Record set start
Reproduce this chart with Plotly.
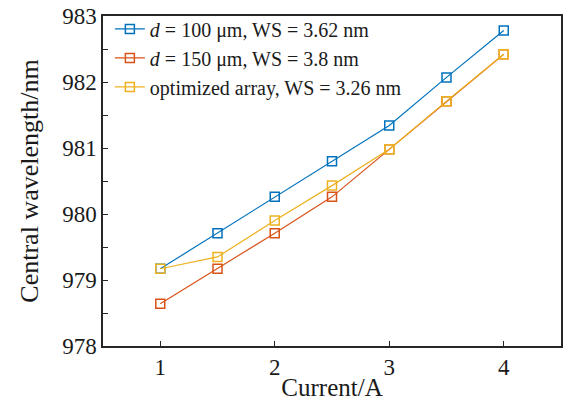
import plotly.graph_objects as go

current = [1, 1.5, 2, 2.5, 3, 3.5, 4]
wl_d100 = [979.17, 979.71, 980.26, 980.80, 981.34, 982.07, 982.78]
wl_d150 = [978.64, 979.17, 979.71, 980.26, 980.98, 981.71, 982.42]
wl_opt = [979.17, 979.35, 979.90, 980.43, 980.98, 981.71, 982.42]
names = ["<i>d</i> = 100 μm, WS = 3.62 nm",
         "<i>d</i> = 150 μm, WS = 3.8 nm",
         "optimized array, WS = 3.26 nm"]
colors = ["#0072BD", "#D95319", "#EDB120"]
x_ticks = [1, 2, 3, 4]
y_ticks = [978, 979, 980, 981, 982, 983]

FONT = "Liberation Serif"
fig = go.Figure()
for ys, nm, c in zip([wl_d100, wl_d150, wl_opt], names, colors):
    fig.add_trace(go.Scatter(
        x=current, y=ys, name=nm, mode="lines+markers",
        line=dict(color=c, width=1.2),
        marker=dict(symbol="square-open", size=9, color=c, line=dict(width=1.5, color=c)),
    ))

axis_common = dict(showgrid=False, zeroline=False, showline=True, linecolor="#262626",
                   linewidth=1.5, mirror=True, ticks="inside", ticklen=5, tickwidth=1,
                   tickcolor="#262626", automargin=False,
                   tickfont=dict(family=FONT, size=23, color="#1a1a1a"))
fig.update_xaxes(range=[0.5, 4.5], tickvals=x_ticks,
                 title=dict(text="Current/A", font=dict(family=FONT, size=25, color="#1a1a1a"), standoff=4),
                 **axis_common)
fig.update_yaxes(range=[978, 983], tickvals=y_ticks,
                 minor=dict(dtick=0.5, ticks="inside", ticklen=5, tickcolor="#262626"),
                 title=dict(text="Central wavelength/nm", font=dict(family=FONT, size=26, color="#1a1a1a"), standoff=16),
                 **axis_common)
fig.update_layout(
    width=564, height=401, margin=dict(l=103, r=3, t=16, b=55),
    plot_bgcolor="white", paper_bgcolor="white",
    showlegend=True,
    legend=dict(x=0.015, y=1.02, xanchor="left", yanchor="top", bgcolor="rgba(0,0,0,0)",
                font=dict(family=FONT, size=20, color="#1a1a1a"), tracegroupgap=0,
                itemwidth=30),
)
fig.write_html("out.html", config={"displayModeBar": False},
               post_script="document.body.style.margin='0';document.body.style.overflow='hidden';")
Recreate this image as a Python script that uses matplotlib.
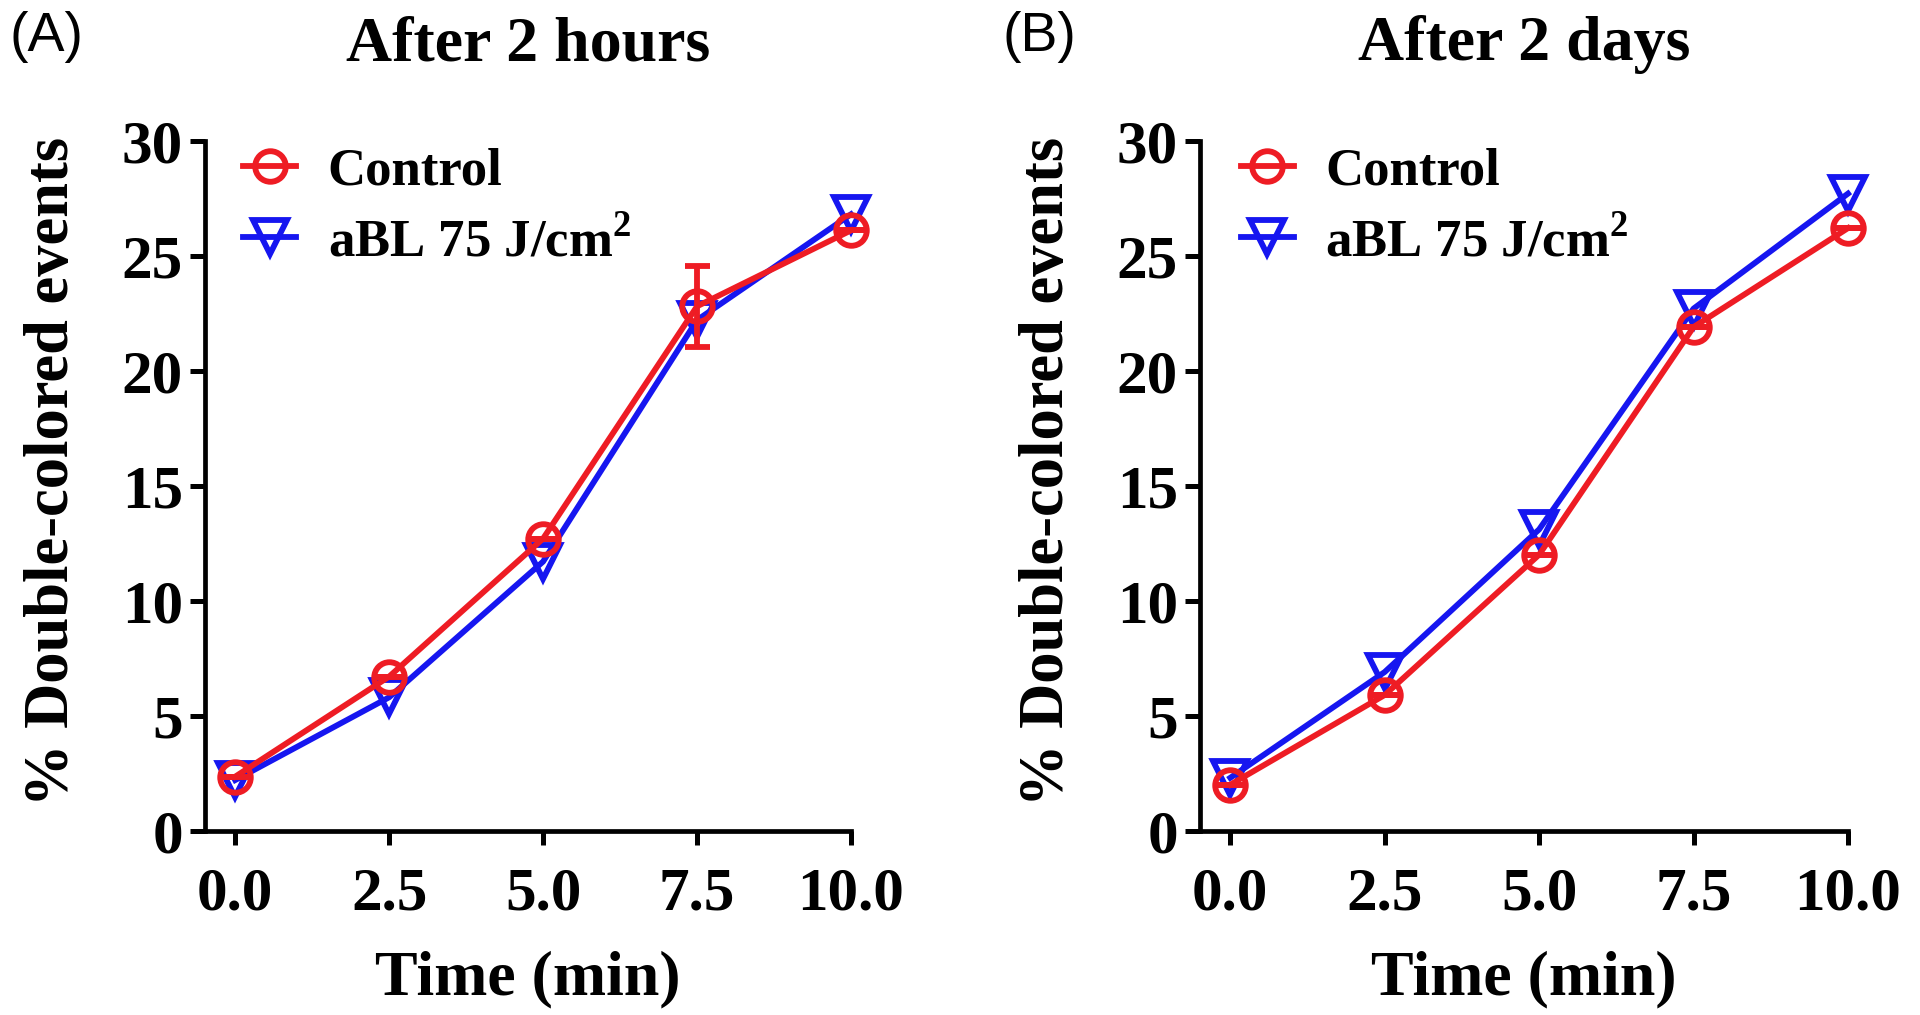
Record set end
Copy nothing but the lines from the top of the material through the line holding "import plotly.graph_objects as go", exactly as written; omit pictures.

Reproduce this chart with Plotly.
import plotly.graph_objects as go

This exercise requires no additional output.